__Challenge__
Copy the lines of the data below exactly, starting at the first and stopping after the line that contains "const metricNames = ['Connectance', 'S.D."; include no pictures.

__Dataset excerpt__
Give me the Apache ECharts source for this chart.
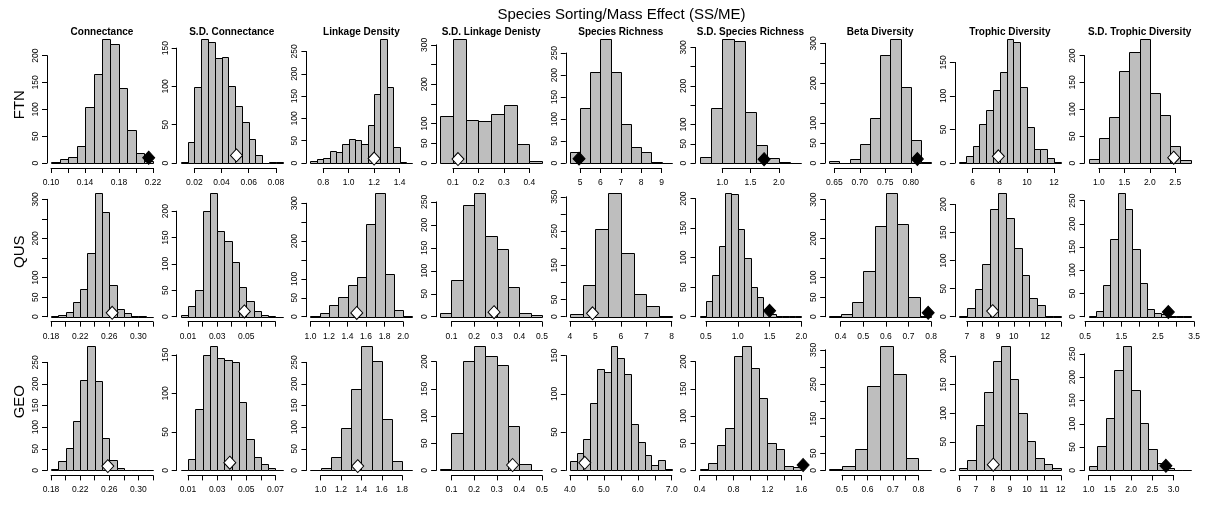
<!DOCTYPE html>
<html><head><meta charset="utf-8">
<script src="https://cdn.jsdelivr.net/npm/echarts/dist/echarts.min.js"></script>
<style>html,body{margin:0;padding:0;background:#fff}#c{width:1205px;height:506px}</style>
</head><body><div id="c"></div><script>
const chartTitle = 'Species Sorting/Mass Effect (SS/ME)';
const rowNames = ['FTN', 'QUS', 'GEO'];
const metricNames = ['Connectance', 'S.D. Connectance', 'Linkage Density', 'S.D. Linkage Denisty', 'Species Richness', 'S.D. Species Richness', 'Beta Diversity', 'Trophic Diversity', 'S.D. Trophic Diversity'];

// ---- FTN ----
const ftnBinStart = [0.10, 0.010, 0.70, 0.05, 4.5, 0.6, 0.64, 5.0, 0.8];
const ftnBinWidth = [0.01, 0.005, 0.05, 0.05, 0.5, 0.2, 0.02, 0.5, 0.2];
const ftnCounts = [
  [2, 8, 12, 32, 104, 165, 231, 222, 140, 62, 18, 4],
  [1, 27, 99, 162, 158, 137, 138, 101, 75, 54, 31, 10, 0, 1, 1],
  [4, 9, 11, 27, 24, 42, 54, 52, 43, 86, 154, 278, 171, 35, 2, 1],
  [120, 315, 109, 107, 124, 147, 48, 4],
  [24, 124, 208, 282, 206, 88, 36, 24, 2, 1],
  [15, 143, 322, 316, 133, 48, 13, 3, 1],
  [4, 1, 9, 47, 112, 270, 311, 190, 57, 2],
  [1, 11, 26, 58, 79, 109, 135, 185, 180, 113, 54, 21, 21, 8, 2],
  [7, 47, 86, 171, 206, 231, 131, 89, 32, 6]
];
const ftnObserved = [0.215, 0.051, 1.20, 0.12, 4.95, 1.74, 0.813, 7.9, 2.47];
const ftnSignificant = [true, false, false, false, true, true, true, false, false];
const ftnXTicks = [[0.10, 0.22, 0.02], [0.02, 0.08, 0.02], [0.8, 1.4, 0.2], [0.1, 0.4, 0.1], [5, 9, 1], [1.0, 2.0, 0.5], [0.65, 0.80, 0.05], [6, 12, 2], [1.0, 2.5, 0.5]];
const ftnXLabels = [["0.10","0.14","0.18","0.22"], ["0.02","0.04","0.06","0.08"], ["0.8","1.0","1.2","1.4"], ["0.1","0.2","0.3","0.4"], ["5","6","7","8","9"], ["1.0","1.5","2.0"], ["0.65","0.70","0.75","0.80"], ["6","8","10","12"], ["1.0","1.5","2.0","2.5"]];
const ftnYTicks = [[200, 50], [150, 50], [250, 50], [300, 50], [250, 50], [300, 50], [300, 50], [150, 50], [200, 50]];
const ftnYLabels = [[0,50,100,150,200], [0,50,100,150], [0,50,100,150,200,250], [0,50,100,200,300], [0,50,100,150,200,250], [0,50,100,200,300], [0,50,100,200,300], [0,50,100,150], [0,50,100,150,200]];

// ---- QUS ----
const qusBinStart = [0.18, 0.005, 1.0, 0.05, 4.0, 0.4, 0.35, 6.5, 0.6];
const qusBinWidth = [0.01, 0.005, 0.1, 0.05, 0.5, 0.1, 0.05, 0.5, 0.2];
const qusCounts = [
  [2, 5, 13, 38, 70, 162, 317, 268, 82, 21, 10, 3, 1, 0],
  [4, 20, 51, 200, 235, 162, 143, 104, 56, 30, 11, 3, 2, 0],
  [3, 11, 31, 52, 83, 106, 244, 328, 114, 19, 2],
  [9, 80, 243, 270, 176, 147, 64, 9, 3],
  [7, 92, 255, 362, 185, 66, 32, 2],
  [2, 27, 70, 120, 210, 207, 149, 100, 50, 34, 12, 4, 2, 1, 1, 1],
  [3, 6, 39, 118, 232, 318, 237, 51, 3],
  [2, 15, 50, 94, 192, 221, 175, 122, 75, 33, 21, 2, 1],
  [2, 12, 68, 168, 267, 232, 146, 73, 17, 8, 5, 2, 1, 1]
];
const qusObserved = [0.264, 0.0487, 1.50, 0.288, 4.89, 1.50, 0.787, 8.65, 2.79];
const qusSignificant = [false, false, false, false, false, true, true, false, true];
const qusXTicks = [[0.18, 0.32, 0.02], [0.01, 0.07, 0.01], [1.0, 2.0, 0.2], [0.1, 0.5, 0.1], [4, 8, 1], [0.5, 2.0, 0.5], [0.4, 0.8, 0.1], [7, 13, 1], [0.5, 3.5, 0.5]];
const qusXLabels = [["0.18","0.22","0.26","0.30"], ["0.01","0.03","0.05"], ["1.0","1.2","1.4","1.6","1.8","2.0"], ["0.1","0.2","0.3","0.4","0.5"], ["4","5","6","7","8"], ["0.5","1.0","1.5","2.0"], ["0.4","0.5","0.6","0.7","0.8"], ["7","8","9","10","12"], ["0.5","1.5","2.5","3.5"]];
const qusYTicks = [[300, 50], [200, 50], [300, 50], [250, 50], [350, 50], [200, 50], [300, 50], [200, 50], [250, 50]];
const qusYLabels = [[0,50,100,200,300], [0,50,100,150,200], [0,50,100,200,300], [0,50,100,150,200,250], [0,50,150,250,350], [0,50,100,150,200], [0,50,100,200,300], [0,50,100,150,200], [0,50,100,150,200,250]];

// ---- GEO ----
const geoBinStart = [0.18, 0.005, 0.9, 0.05, 4.0, 0.4, 0.45, 6.0, 1.0];
const geoBinWidth = [0.01, 0.005, 0.1, 0.05, 0.2, 0.1, 0.05, 0.5, 0.2];
const geoCounts = [
  [3, 21, 51, 114, 210, 287, 206, 75, 25, 5, 2, 1, 0, 0],
  [1, 15, 80, 150, 161, 146, 143, 141, 89, 41, 18, 9, 3, 0],
  [1, 5, 30, 98, 188, 287, 254, 118, 21, 2],
  [2, 68, 201, 228, 210, 194, 81, 12, 1],
  [12, 23, 41, 88, 133, 128, 162, 147, 126, 60, 37, 20, 7, 13, 2],
  [2, 13, 47, 78, 211, 228, 188, 133, 50, 39, 9, 6],
  [3, 13, 63, 244, 360, 279, 36, 1],
  [5, 19, 80, 138, 191, 217, 160, 100, 51, 22, 11, 4],
  [10, 53, 112, 215, 266, 172, 101, 47, 15, 5, 1, 1]
];
const geoObserved = [0.258, 0.0387, 1.364, 0.370, 4.44, 1.62, null, 8.02, 2.82];
const geoSignificant = [false, false, false, false, false, true, false, false, true];
const geoXTicks = [[0.18, 0.32, 0.02], [0.01, 0.07, 0.01], [1.0, 1.8, 0.2], [0.1, 0.5, 0.1], [4.0, 7.0, 0.5], [0.4, 1.6, 0.2], [0.5, 0.8, 0.05], [6, 12, 1], [1.0, 3.0, 0.5]];
const geoXLabels = [["0.18","0.22","0.26","0.30"], ["0.01","0.03","0.05","0.07"], ["1.0","1.2","1.4","1.6","1.8"], ["0.1","0.2","0.3","0.4","0.5"], ["4.0","5.0","6.0","7.0"], ["0.4","0.8","1.2","1.6"], ["0.5","0.6","0.7","0.8"], ["6","7","8","9","10","11","12"], ["1.0","1.5","2.0","2.5","3.0"]];
const geoYTicks = [[250, 50], [150, 50], [250, 50], [200, 50], [150, 50], [200, 50], [350, 50], [200, 50], [250, 50]];
const geoYLabels = [[0,50,100,150,200,250], [0,50,100,150], [0,50,100,150,200,250], [0,50,100,150,200], [0,50,100,150], [0,50,100,150,200], [0,50,150,250,350], [0,50,100,150,200], [0,50,100,150,200,250]];

// ---------------- build ----------------
const rowsData = [
  {start: ftnBinStart, width: ftnBinWidth, counts: ftnCounts, obs: ftnObserved, sig: ftnSignificant, xt: ftnXTicks, xl: ftnXLabels, yt: ftnYTicks, yl: ftnYLabels},
  {start: qusBinStart, width: qusBinWidth, counts: qusCounts, obs: qusObserved, sig: qusSignificant, xt: qusXTicks, xl: qusXLabels, yt: qusYTicks, yl: qusYLabels},
  {start: geoBinStart, width: geoBinWidth, counts: geoCounts, obs: geoObserved, sig: geoSignificant, xt: geoXTicks, xl: geoXLabels, yt: geoYTicks, yl: geoYLabels}
];

const FONT = 'Liberation Sans, Arial, Helvetica, sans-serif';
const PW = 110, PH = 134;
const colLeft = c => 47 + 129.7 * c;
const rowTop = r => 34 + 153.7 * r;
const rowLabelY = [104.7, 251.7, 401.7];

const grids = [], xAxes = [], yAxes = [], series = [], graphics = [];
const lineStyle = {color: '#000', width: 1};

function renderBar(params, api) {
  const x0 = api.value(0), x1 = api.value(1), v = api.value(2);
  const p0 = api.coord([x0, v]);
  const p1 = api.coord([x1, 0]);
  const l = Math.round(p0[0]) + 0.5, r = Math.round(p1[0]) + 0.5;
  const t = Math.round(p0[1]) + 0.5, b = Math.round(p1[1]) + 0.5;
  return {type: 'rect', shape: {x: l, y: t, width: r - l, height: b - t},
    style: {fill: '#bebebe', stroke: '#000', lineWidth: 1}};
}

rowsData.forEach((rd, r) => {
  for (let c = 0; c < 9; c++) {
    const counts = rd.counts[c];
    const b0 = rd.start[c], w = rd.width[c];
    const bN = b0 + w * counts.length;
    const xr = bN - b0;
    const xMin = b0 - 0.04 * xr, xMax = bN + 0.04 * xr;
    const M = Math.max.apply(null, counts);
    const yMin = -0.04 * M, yMax = 1.04 * M;
    const L = colLeft(c), T = rowTop(r);

    // plot region
    let g = grids.length;
    grids.push({left: L, top: T, width: PW, height: PH, outerBoundsMode: 'none'});
    xAxes.push({type: 'value', gridIndex: g, min: xMin, max: xMax, show: false});
    yAxes.push({type: 'value', gridIndex: g, min: yMin, max: yMax, show: false});
    series.push({type: 'custom', xAxisIndex: g, yAxisIndex: g, renderItem: renderBar,
      data: counts.map((v, i) => [b0 + i * w, b0 + (i + 1) * w, v]), silent: true});
    if (rd.obs[c] !== null) {
      series.push({type: 'scatter', xAxisIndex: g, yAxisIndex: g, symbol: 'diamond', symbolSize: [12, 13],
        data: [[rd.obs[c], 10]], z: 5, silent: true,
        itemStyle: {color: rd.sig[c] ? '#000' : '#fff', borderColor: '#000', borderWidth: 1, opacity: 1}});
    }

    // x axis (spans first..last tick)
    const [t0, tN, step] = rd.xt[c];
    const labs = rd.xl[c];
    const xl = L + (t0 - xMin) / (xMax - xMin) * PW;
    const xw = (tN - t0) / (xMax - xMin) * PW;
    g = grids.length;
    grids.push({left: xl, top: T, width: xw, height: PH, outerBoundsMode: 'none'});
    xAxes.push({type: 'value', gridIndex: g, min: t0, max: tN, interval: step,
      axisLine: {show: true, onZero: false, lineStyle},
      axisTick: {show: true, length: 5, lineStyle},
      splitLine: {show: false},
      axisLabel: {show: true, margin: 10, color: '#000', fontSize: 8.5, fontFamily: FONT,
        formatter: (val) => { const m = labs.find(s => Math.abs(parseFloat(s) - val) < step * 1e-3); return m || ''; }}});
    yAxes.push({type: 'value', gridIndex: g, min: 0, max: 1, show: false});

    // y axis (0..top tick)
    const [yTop, yStep] = rd.yt[c];
    const ylabs = rd.yl[c];
    const yt = T + (yMax - yTop) / (yMax - yMin) * PH;
    const yh = yTop / (yMax - yMin) * PH;
    g = grids.length;
    grids.push({left: L, top: yt, width: PW, height: yh, outerBoundsMode: 'none'});
    xAxes.push({type: 'value', gridIndex: g, min: 0, max: 1, show: false});
    yAxes.push({type: 'value', gridIndex: g, min: 0, max: yTop, interval: yStep,
      axisLine: {show: true, onZero: false, lineStyle},
      axisTick: {show: true, length: 5, lineStyle},
      splitLine: {show: false},
      axisLabel: {show: true, rotate: 90, margin: 7, color: '#000', fontSize: 8.5, fontFamily: FONT,
        formatter: (val) => ylabs.some(l => Math.abs(l - val) < 1e-6) ? String(val) : ''}});

    if (r === 0) {
      graphics.push({type: 'text', x: L + PW / 2, y: 32, silent: true,
        style: {text: metricNames[c], fill: '#000', font: 'bold 10px ' + FONT, textAlign: 'center', textVerticalAlign: 'middle'}});
    }
  }
  graphics.push({type: 'text', x: 20, y: rowLabelY[r], rotation: Math.PI / 2, silent: true,
    style: {text: rowNames[r], fill: '#000', font: '15px ' + FONT, textAlign: 'center', textVerticalAlign: 'middle'}});
});
graphics.push({type: 'text', x: 621.5, y: 15, silent: true,
  style: {text: chartTitle, fill: '#000', font: '15px ' + FONT, textAlign: 'center', textVerticalAlign: 'middle'}});

const chart = echarts.init(document.getElementById('c'), null, {renderer: 'canvas'});
chart.setOption({
  backgroundColor: '#fff',
  animation: false,
  grid: grids, xAxis: xAxes, yAxis: yAxes, series: series,
  graphic: graphics
});
</script></body></html>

__Worked answer__
Give me the Apache ECharts source for this chart.
<!DOCTYPE html>
<html><head><meta charset="utf-8">
<script src="https://cdn.jsdelivr.net/npm/echarts/dist/echarts.min.js"></script>
<style>html,body{margin:0;padding:0;background:#fff}#c{width:1205px;height:506px}</style>
</head><body><div id="c"></div><script>
const chartTitle = 'Species Sorting/Mass Effect (SS/ME)';
const rowNames = ['FTN', 'QUS', 'GEO'];
const metricNames = ['Connectance', 'S.D. Connectance', 'Linkage Density', 'S.D. Linkage Denisty', 'Species Richness', 'S.D. Species Richness', 'Beta Diversity', 'Trophic Diversity', 'S.D. Trophic Diversity'];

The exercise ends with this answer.